Während der Industriestandort Deutschland massiv unter den gestiegenen Preisen leidet, suchen sich derzeit auch verstärkt private Haushalte nach alternativen Energiequellen um. Neben der Solarbranche und den Anbietern von Windkraftanlagen erleben derzeit zudem die zwei fossilen Brennstoffe Holz und Braunkohle eine Renaissance. Mit dem Resultat, dass auch dieser Markt sehr schnell auf die Preisentwicklung der Gaspreise reagiert hat und die Preise immer wieder angezogen sind. Obendrein ist der Markt derzeit leergefegt, und weder verheiztes Holz noch verheizte Kohle ist eine langfristige wirkliche Alternative in der Energiekrise.
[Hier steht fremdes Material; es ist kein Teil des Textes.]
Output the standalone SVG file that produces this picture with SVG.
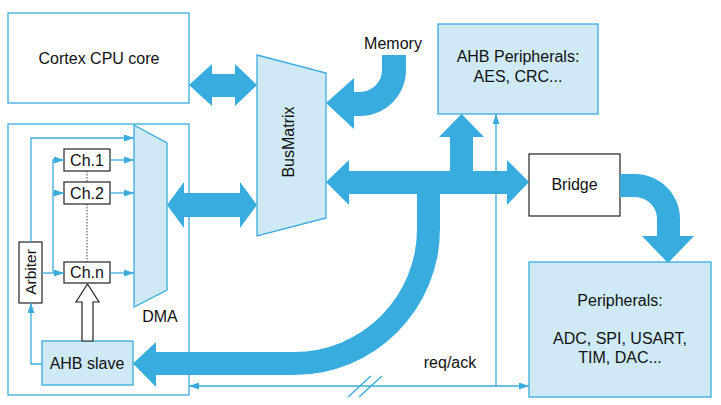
<svg xmlns="http://www.w3.org/2000/svg" width="721" height="405" viewBox="0 0 721 405">
<defs>
<style>
.t{font-family:"Liberation Sans",Arial,sans-serif;font-size:16px;fill:#111;text-anchor:middle}
.s{font-size:15.5px}
.bb{fill:#fff;stroke:#3AABDC;stroke-width:1.3}
.lb{fill:#CFE9F6;stroke:#3AABDC;stroke-width:1.3}
.kb{fill:#fff;stroke:#222;stroke-width:1.2}
.bus{fill:#38ACDE;stroke:none}
.ln{fill:none;stroke:#3AABDC;stroke-width:1.3}
</style>
<marker id="ah" viewBox="0 0 10 7" refX="10" refY="3.5" markerWidth="10" markerHeight="7" markerUnits="userSpaceOnUse" orient="auto">
<path d="M0,0 L10,3.5 L0,7 z" fill="#3AABDC"/>
</marker>
</defs>

<g id="cortex">
<rect class="bb" x="8" y="13" width="181" height="90"/>
<text class="t" x="99" y="63.5">Cortex CPU core</text>
</g>

<g id="dma">
<rect class="bb" x="8" y="124" width="181" height="271"/>
<polygon class="lb" points="134,125 167,143 167,290 134,307"/>
<text class="t" x="160" y="322">DMA</text>
</g>

<g id="ch1">
<rect class="kb" x="64" y="149" width="46" height="22"/>
<text class="t" x="87" y="166">Ch.1</text>
</g>
<g id="ch2">
<rect class="kb" x="64" y="182" width="46" height="22"/>
<text class="t" x="87" y="199">Ch.2</text>
</g>
<g id="chn">
<rect class="kb" x="64" y="262" width="46" height="21"/>
<text class="t" x="87" y="278">Ch.n</text>
</g>
<g id="arbiter">
<rect class="kb" x="19" y="242" width="23" height="61"/>
<text class="t s" transform="translate(36,272) rotate(-90)">Arbiter</text>
</g>
<g id="ahbslave">
<rect class="lb" x="42" y="341" width="91" height="44"/>
<text class="t" x="87" y="369">AHB slave</text>
</g>

<g id="busmatrix">
<polygon class="lb" points="257,55 326,73 326,218 257,236"/>
<text class="t" transform="translate(294,142) rotate(-90)">BusMatrix</text>
</g>

<g id="memory">
<text class="t" x="393" y="49">Memory</text>
</g>

<g id="ahbperiph">
<rect class="lb" x="438" y="24" width="160" height="90"/>
<text class="t" x="518" y="62">AHB Peripherals:</text>
<text class="t" x="518" y="82">AES, CRC...</text>
</g>

<g id="bridge">
<rect class="kb" x="529" y="154" width="91" height="62"/>
<text class="t" x="574.5" y="190">Bridge</text>
</g>

<g id="peripherals">
<rect class="lb" x="529" y="262" width="182" height="135"/>
<text class="t" x="620" y="306">Peripherals:</text>
<text class="t" x="620" y="344">ADC, SPI, USART,</text>
<text class="t" x="620" y="363">TIM, DAC...</text>
</g>

<g id="connectors">
<path class="bus" d="M189,85 L212,64 L212,74 L235,74 L235,64 L257,85 L235,106 L235,97 L212,97 L212,106 Z"/>
<path class="bus" d="M167,205 L184,182 L184,193 L240,193 L240,182 L257,205 L240,228 L240,217 L184,217 L184,228 Z"/>
<path class="bus" d="M382,55 L406,55 L406,70 A46,46 0 0 1 360,116 L354,116 L354,129 L326,103 L354,78 L354,92 L360,92 A22,22 0 0 0 382,70 Z"/>
<path class="bus" d="M326,182 L349,160 L349,171 L507,171 L507,160 L529,182 L507,205 L507,194 L349,194 L349,205 Z"/>
<path class="bus" d="M450,172 L450,137 L439,137 L461.5,114 L484,137 L473,137 L473,172 Z"/>
<path class="bus" d="M417,190 L417,229 A123,123 0 0 1 294,352 L156,352 L156,342 L133,363.5 L156,387 L156,375 L294,375 A146,146 0 0 0 440,229 L440,190 Z"/>
<path class="bus" d="M620,174 L635,174 A45,45 0 0 1 680,219 L680,236 L694,236 L668,263 L642,236 L657,236 L657,219 A22,22 0 0 0 635,197 L620,197 Z"/>
<path d="M82,341 L82,302 L76,302 L87.5,284 L99,302 L93,302 L93,341 Z" fill="#fff" stroke="#222" stroke-width="1.2"/>
<path d="M87,171 L87,182 M87,204 L87,262" fill="none" stroke="#444" stroke-width="1" stroke-dasharray="1.5,1.5"/>
<path class="ln" d="M31,242 L31,138 L134,138" marker-end="url(#ah)"/>
<path class="ln" d="M42,273 L64,273" marker-end="url(#ah)"/>
<path class="ln" d="M53,273 L53,160 L64,160" marker-end="url(#ah)"/>
<path class="ln" d="M53,193 L64,193" marker-end="url(#ah)"/>
<path class="ln" d="M110,160 L134,160" marker-end="url(#ah)"/>
<path class="ln" d="M110,193 L134,193" marker-end="url(#ah)"/>
<path class="ln" d="M110,273 L134,273" marker-end="url(#ah)"/>
<path class="ln" d="M42,364 L31,364 L31,303" marker-end="url(#ah)"/>
<path class="ln" d="M360,386 L189,386" marker-end="url(#ah)"/>
<path class="ln" d="M360,386 L529,386" marker-end="url(#ah)"/>
<path class="ln" d="M496,386 L496,114" marker-end="url(#ah)"/>
<path class="ln" d="M348,397 L371,376 M359,397 L382,376"/>
<text class="t" x="450" y="368">req/ack</text>
</g>
</svg>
Die Wärmepumpe als Alternative
Schon eine bessere Alternative zur derzeitigen Preis-Rally auf dem Strom- und Gasmarkt scheint neben Photovoltaik und Windkraft der Markt der Wärmepumpen zu sein.
Die Wärmepumpen gelten ebenfalls als Erneuerbare Energie, weil sie je nach Energiequelle bis zu 80 Prozent Energie aus der Umwelt verwertet. Und: „Die Nachfrage wächst rasant“, sagt Bettina Achleitner, Marketing-Chefin des österreichischen Familienunternehmens Ochsner mit Hauptsitz im niederösterreichischen Haag und Niederlassungen in Deutschland, gegenüber den DWN.
Dabei ist der Absatz nicht erst seit dem Oktober des vergangenen Jahres mit dem ersten Preisanstieg des Gases gestiegen, sondern er sei in den vergangenen fünf Jahren um 80 Prozent angewachsen. Gleichzeitig wird für das kommende Jahr im Vergleich zu diesem Jahr eine Stückzahlerhöhung von 60 Prozent angestrebt.
Lange Wartezeiten
Allerdings: Wie auch bei Photovoltaik- und Windkraftanlagen muss mit Wartezeiten gerechnet werden. Zwar seien viele Erdwärmepumpen in wenigen Wochen lieferbar, allerdings betragen die Lieferzeiten bei Luft- und Wasser-Wärmepumpen bis zu einem halben Jahr. Das hängt vor allem mit Lieferketten-Engpässen bei Rohmaterialien, Chips oder Elektronikbauteilen zusammen, wobei spürbare Entlassungen bei der Nachschubsituation erst zum Jahreswechsel 2023/24 zu erwarten seien.
Ähnlich wie im Bereich der Solarenergie, sind es vor allem private Haushalte, die verstärkt nach Wärmepumpen nachfragen. Allerdings: „Wir beobachten auch eine deutliche Steigerung der Anfragen für Groß- oder Hochtemperatur-Wärmepumpen bei Unternehmen, Gemeinden und Gewerbe“, so Achleitner.
Dabei würden sich die Wärmepumpen auch angesichts der hohen Preise fossiler Energieträger zumindest ab einer Leistungszahl von drei bis vier noch rechnen. Das Ideale wäre jedoch eine Kombination von Photovoltaik und Wärmepumpe. Wenn der unabhängig auf dem eigenen Dach erzeugte Strom der Wärmepumpe zugeführt werden könnte.
Die Leistungszahl der Wärmepumpen
Wärmepumpen ziehen kostenlose Energie aus der Umwelt und benötigen dazu Strom. Die monatlichen Kosten werden vor allem durch den verbrauchten Strom bestimmt. Dabei ist die Leistungszahl einer Wärmepumpe eine sehr wichtige Kennzahl. Solche neuerer Bauart erzielen Leistungszahlen zwischen 3,5 und 5,5. Eine Leistungszahl von 4 bedeutet etwa, dass 1 kW Strom 4 kW Heizleistung liefert, 3 kW kommen kostenlos von Sonne und Umwelt oder aus dem Erdreich.
Allerdings: Im Vergleich zu einer Gastherme sind die Investitionen für eine Wärmepumpe für ein Einfamilienhaus wesentlich höher. Durchschnittlich beginnen die Kosten rein für eine Wärmepumpe bei 12.000 Euro. In der Regel kommen dann noch weitere Umfeldmaßnahmen dazu.
Die gute Nachricht: Wer sich für den Umbau auf eine Wärmepumpe entscheidet, erhält eine großzügige staatliche Förderung. Auch sind sie langfristig günstiger als Öl- oder Gasanlagen.